What the task requires.
Starting at the first line of the listing below, repeat each line up to and including the one containing "import * as". Leave out pictures.

* Begin Supplied information *

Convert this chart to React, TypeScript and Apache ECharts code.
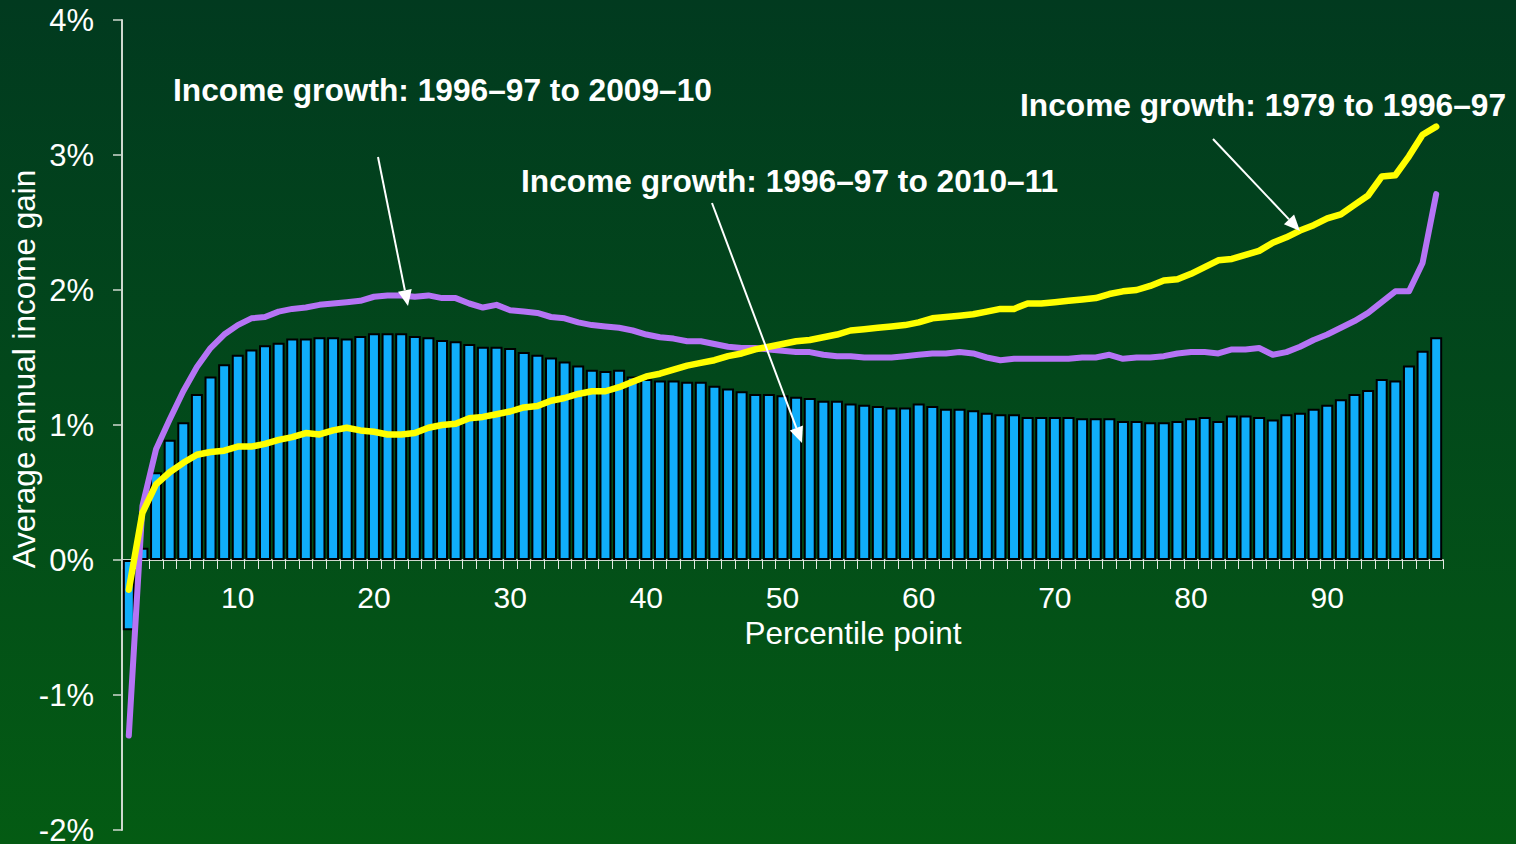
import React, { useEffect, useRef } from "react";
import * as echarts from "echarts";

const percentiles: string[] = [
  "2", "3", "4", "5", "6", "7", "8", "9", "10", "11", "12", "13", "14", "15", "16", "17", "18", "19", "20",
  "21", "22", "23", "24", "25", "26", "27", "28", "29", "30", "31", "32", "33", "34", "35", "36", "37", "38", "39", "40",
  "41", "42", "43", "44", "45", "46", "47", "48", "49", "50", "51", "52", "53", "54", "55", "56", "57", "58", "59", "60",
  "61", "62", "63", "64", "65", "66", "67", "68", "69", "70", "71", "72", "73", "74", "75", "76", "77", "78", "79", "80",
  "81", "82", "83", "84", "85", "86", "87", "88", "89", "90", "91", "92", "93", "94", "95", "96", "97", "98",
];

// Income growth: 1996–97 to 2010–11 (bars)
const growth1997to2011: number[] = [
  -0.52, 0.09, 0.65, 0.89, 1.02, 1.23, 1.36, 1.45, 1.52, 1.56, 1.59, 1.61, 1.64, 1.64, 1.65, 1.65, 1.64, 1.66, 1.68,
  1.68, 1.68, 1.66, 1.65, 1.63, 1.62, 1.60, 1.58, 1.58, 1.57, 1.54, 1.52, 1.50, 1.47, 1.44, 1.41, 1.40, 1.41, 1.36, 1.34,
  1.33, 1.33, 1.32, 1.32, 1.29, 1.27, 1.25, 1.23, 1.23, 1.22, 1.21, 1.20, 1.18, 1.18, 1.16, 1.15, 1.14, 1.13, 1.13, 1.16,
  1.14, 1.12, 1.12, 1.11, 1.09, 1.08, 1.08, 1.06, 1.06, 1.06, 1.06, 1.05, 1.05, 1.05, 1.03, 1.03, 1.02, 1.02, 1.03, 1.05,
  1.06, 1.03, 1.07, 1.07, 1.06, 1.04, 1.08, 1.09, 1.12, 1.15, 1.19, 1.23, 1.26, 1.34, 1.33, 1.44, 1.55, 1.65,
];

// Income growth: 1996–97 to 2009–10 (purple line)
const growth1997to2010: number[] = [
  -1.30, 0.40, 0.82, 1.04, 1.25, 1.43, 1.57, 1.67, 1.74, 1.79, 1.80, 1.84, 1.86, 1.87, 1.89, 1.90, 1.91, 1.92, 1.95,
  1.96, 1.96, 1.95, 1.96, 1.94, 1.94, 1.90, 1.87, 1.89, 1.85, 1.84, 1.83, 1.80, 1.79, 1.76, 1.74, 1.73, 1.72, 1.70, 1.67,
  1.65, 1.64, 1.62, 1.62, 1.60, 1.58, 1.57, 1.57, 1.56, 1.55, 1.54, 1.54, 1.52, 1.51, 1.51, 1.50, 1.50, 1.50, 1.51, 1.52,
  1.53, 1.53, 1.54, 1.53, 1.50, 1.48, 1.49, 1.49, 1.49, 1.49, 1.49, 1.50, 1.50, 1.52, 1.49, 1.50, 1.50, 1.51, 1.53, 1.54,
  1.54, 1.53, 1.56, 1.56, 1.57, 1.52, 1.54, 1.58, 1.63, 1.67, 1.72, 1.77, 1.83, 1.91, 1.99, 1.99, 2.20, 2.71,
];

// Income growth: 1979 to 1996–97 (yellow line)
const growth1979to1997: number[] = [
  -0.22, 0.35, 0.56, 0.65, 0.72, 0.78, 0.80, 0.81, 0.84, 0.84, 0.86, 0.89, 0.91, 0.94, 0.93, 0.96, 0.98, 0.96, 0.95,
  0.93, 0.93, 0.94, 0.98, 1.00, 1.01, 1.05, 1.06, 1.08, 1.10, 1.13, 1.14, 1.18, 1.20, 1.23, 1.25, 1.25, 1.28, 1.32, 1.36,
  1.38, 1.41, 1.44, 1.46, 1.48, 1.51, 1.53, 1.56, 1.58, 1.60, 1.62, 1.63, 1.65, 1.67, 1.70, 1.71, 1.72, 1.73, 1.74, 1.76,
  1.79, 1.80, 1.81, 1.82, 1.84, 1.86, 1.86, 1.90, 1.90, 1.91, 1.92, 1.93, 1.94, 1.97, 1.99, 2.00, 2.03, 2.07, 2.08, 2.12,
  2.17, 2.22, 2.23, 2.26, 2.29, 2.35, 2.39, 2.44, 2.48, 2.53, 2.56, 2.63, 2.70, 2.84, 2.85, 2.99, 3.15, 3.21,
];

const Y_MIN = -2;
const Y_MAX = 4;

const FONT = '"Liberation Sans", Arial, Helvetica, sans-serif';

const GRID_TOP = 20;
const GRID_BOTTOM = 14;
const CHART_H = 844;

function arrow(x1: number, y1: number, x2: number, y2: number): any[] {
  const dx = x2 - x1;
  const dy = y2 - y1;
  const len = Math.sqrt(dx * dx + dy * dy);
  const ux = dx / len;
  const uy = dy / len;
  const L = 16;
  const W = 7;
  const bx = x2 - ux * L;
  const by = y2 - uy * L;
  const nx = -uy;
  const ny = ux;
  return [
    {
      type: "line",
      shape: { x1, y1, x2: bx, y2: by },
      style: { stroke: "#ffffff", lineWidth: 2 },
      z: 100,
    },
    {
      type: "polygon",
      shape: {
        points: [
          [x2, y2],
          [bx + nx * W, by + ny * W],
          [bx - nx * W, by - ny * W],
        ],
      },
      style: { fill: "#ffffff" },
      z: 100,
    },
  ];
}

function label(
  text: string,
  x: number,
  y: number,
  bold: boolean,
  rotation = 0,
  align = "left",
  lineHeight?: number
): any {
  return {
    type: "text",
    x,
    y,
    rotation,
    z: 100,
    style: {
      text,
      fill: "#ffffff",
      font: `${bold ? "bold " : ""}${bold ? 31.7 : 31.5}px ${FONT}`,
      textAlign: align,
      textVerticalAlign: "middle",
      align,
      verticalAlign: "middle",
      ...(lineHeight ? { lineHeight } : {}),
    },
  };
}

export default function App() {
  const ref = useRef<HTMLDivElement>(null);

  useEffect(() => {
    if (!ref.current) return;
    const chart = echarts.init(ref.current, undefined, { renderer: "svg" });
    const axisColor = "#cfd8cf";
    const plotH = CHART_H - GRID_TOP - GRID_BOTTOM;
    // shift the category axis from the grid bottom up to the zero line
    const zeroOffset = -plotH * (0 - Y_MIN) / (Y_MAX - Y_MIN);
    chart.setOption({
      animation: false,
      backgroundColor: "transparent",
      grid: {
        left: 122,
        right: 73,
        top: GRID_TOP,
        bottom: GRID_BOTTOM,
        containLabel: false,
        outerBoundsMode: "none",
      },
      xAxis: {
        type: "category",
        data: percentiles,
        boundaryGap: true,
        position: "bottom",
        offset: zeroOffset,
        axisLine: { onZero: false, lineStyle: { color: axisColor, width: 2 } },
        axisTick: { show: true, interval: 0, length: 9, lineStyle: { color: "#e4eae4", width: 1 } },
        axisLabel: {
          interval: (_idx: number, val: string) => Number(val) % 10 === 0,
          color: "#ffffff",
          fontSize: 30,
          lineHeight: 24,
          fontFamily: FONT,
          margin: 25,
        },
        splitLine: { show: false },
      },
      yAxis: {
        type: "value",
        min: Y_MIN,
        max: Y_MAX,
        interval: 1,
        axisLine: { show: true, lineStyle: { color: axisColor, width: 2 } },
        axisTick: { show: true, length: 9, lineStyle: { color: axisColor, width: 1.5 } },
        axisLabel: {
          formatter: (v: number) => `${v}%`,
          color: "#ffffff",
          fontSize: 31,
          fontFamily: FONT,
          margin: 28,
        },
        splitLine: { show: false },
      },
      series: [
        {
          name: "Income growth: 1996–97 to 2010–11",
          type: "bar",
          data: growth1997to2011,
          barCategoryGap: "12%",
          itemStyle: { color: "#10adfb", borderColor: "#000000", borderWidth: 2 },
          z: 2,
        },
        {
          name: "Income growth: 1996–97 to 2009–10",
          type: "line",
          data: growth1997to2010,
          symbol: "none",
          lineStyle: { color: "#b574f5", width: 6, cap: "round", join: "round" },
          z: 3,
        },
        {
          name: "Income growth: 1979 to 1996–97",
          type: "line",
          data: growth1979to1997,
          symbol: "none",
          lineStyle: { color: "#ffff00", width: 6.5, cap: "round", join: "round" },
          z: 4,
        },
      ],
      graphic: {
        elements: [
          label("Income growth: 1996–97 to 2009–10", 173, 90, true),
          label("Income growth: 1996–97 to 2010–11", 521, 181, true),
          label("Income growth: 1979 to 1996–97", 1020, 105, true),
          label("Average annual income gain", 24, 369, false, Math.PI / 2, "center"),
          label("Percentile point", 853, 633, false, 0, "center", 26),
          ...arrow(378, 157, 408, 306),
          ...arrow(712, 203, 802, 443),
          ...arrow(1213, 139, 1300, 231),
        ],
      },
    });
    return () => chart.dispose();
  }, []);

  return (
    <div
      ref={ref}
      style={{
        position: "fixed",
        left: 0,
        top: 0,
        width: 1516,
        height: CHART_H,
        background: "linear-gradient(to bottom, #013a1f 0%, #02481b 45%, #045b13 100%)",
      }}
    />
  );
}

* End Supplied information *

Correct result.
Convert this chart to React, TypeScript and Apache ECharts code.
import React, { useEffect, useRef } from "react";
import * as echarts from "echarts";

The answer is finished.